OBJECTIVE ::
All the data must come back unchanged, except that pictures are left out.
○ ○ ○
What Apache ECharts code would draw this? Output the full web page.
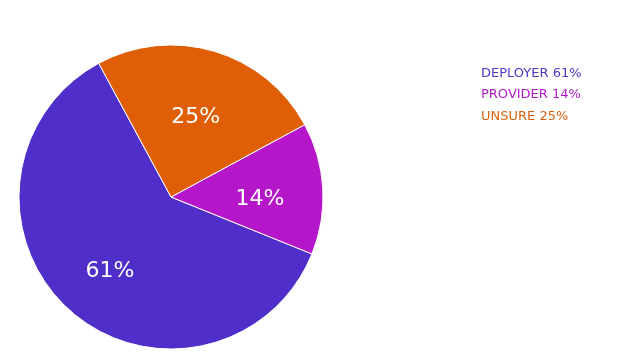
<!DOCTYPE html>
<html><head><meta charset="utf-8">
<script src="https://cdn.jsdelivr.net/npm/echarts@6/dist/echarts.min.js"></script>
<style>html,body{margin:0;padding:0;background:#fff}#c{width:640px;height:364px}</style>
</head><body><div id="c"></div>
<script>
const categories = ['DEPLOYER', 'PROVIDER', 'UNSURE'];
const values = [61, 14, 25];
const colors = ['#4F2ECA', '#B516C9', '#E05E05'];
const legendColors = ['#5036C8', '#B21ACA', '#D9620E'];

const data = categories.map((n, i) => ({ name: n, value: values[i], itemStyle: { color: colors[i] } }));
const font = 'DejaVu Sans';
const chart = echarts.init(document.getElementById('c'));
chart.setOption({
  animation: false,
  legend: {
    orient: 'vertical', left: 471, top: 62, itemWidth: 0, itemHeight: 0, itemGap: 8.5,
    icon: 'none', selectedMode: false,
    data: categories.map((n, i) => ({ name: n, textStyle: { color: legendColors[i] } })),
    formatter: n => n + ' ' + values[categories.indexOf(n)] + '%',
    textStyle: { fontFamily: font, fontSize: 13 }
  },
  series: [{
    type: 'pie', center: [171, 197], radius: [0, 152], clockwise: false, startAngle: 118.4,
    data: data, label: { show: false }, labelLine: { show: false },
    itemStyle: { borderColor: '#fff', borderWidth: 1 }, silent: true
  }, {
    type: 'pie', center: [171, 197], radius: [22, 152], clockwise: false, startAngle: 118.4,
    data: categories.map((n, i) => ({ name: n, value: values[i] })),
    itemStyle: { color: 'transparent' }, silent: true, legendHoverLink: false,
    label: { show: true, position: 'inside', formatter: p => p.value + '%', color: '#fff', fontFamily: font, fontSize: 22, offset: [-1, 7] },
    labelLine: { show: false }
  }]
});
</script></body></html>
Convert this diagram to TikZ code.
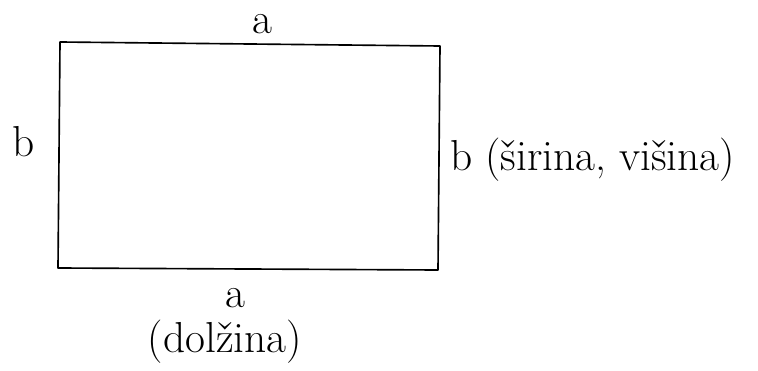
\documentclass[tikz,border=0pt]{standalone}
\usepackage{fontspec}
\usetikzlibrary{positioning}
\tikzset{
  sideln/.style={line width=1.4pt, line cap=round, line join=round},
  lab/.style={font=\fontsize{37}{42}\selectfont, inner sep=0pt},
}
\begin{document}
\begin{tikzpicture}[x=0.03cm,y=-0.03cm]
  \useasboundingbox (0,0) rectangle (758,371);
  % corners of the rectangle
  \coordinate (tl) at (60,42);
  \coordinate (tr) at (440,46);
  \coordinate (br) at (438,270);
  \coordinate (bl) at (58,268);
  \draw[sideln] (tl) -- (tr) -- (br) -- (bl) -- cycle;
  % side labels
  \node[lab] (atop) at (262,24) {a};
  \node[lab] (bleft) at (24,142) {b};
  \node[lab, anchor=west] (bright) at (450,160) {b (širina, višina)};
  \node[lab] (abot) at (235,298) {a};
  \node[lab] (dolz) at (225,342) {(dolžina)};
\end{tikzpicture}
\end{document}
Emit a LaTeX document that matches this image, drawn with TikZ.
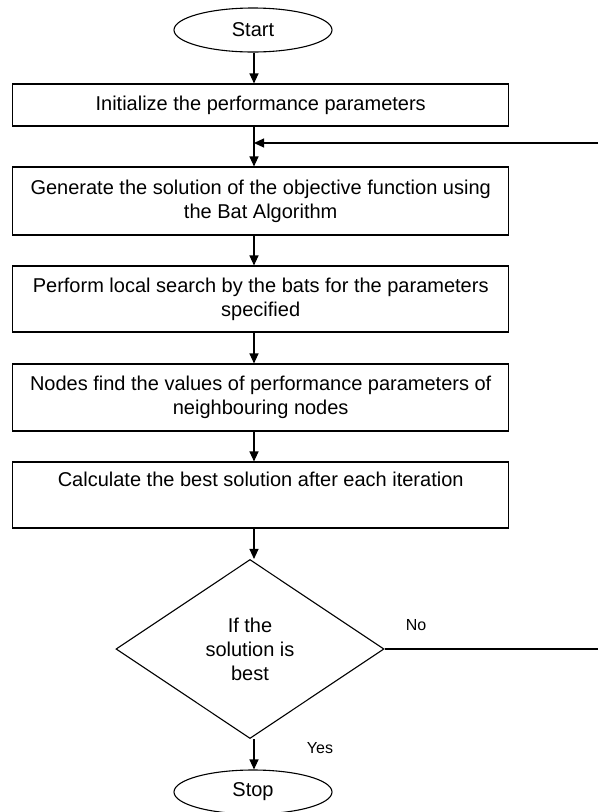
○ ○ ○
RESPONSE ::
What Apache ECharts code would draw this? Output the full web page.
<!DOCTYPE html>
<html><head><meta charset="utf-8">
<script src="https://cdn.jsdelivr.net/npm/echarts@6/dist/echarts.min.js"></script>
<style>html,body{margin:0;padding:0;background:#fff}#c{width:640px;height:364px}</style>
</head><body><div id="c"></div>
<script>
const categories = ['DEPLOYER', 'PROVIDER', 'UNSURE'];
const values = [61, 14, 25];
const colors = ['#4F2ECA', '#B516C9', '#E05E05'];
const legendColors = ['#5036C8', '#B21ACA', '#D9620E'];

const data = categories.map((n, i) => ({ name: n, value: values[i], itemStyle: { color: colors[i] } }));
const font = 'DejaVu Sans';
const chart = echarts.init(document.getElementById('c'));
chart.setOption({
  animation: false,
  legend: {
    orient: 'vertical', left: 471, top: 62, itemWidth: 0, itemHeight: 0, itemGap: 8.5,
    icon: 'none', selectedMode: false,
    data: categories.map((n, i) => ({ name: n, textStyle: { color: legendColors[i] } })),
    formatter: n => n + ' ' + values[categories.indexOf(n)] + '%',
    textStyle: { fontFamily: font, fontSize: 13 }
  },
  series: [{
    type: 'pie', center: [171, 197], radius: [0, 152], clockwise: false, startAngle: 118.4,
    data: data, label: { show: false }, labelLine: { show: false },
    itemStyle: { borderColor: '#fff', borderWidth: 1 }, silent: true
  }, {
    type: 'pie', center: [171, 197], radius: [22, 152], clockwise: false, startAngle: 118.4,
    data: categories.map((n, i) => ({ name: n, value: values[i] })),
    itemStyle: { color: 'transparent' }, silent: true, legendHoverLink: false,
    label: { show: true, position: 'inside', formatter: p => p.value + '%', color: '#fff', fontFamily: font, fontSize: 22, offset: [-1, 7] },
    labelLine: { show: false }
  }]
});
</script></body></html>
Convert this diagram to TikZ code.
\documentclass[tikz,border=0pt]{standalone}
\usepackage{fontspec}
\usetikzlibrary{positioning}
\tikzset{
  sideln/.style={line width=1.4pt, line cap=round, line join=round},
  lab/.style={font=\fontsize{37}{42}\selectfont, inner sep=0pt},
}
\begin{document}
\begin{tikzpicture}[x=0.03cm,y=-0.03cm]
  \useasboundingbox (0,0) rectangle (758,371);
  % corners of the rectangle
  \coordinate (tl) at (60,42);
  \coordinate (tr) at (440,46);
  \coordinate (br) at (438,270);
  \coordinate (bl) at (58,268);
  \draw[sideln] (tl) -- (tr) -- (br) -- (bl) -- cycle;
  % side labels
  \node[lab] (atop) at (262,24) {a};
  \node[lab] (bleft) at (24,142) {b};
  \node[lab, anchor=west] (bright) at (450,160) {b (širina, višina)};
  \node[lab] (abot) at (235,298) {a};
  \node[lab] (dolz) at (225,342) {(dolžina)};
\end{tikzpicture}
\end{document}
Emit a LaTeX document that matches this image, drawn with TikZ.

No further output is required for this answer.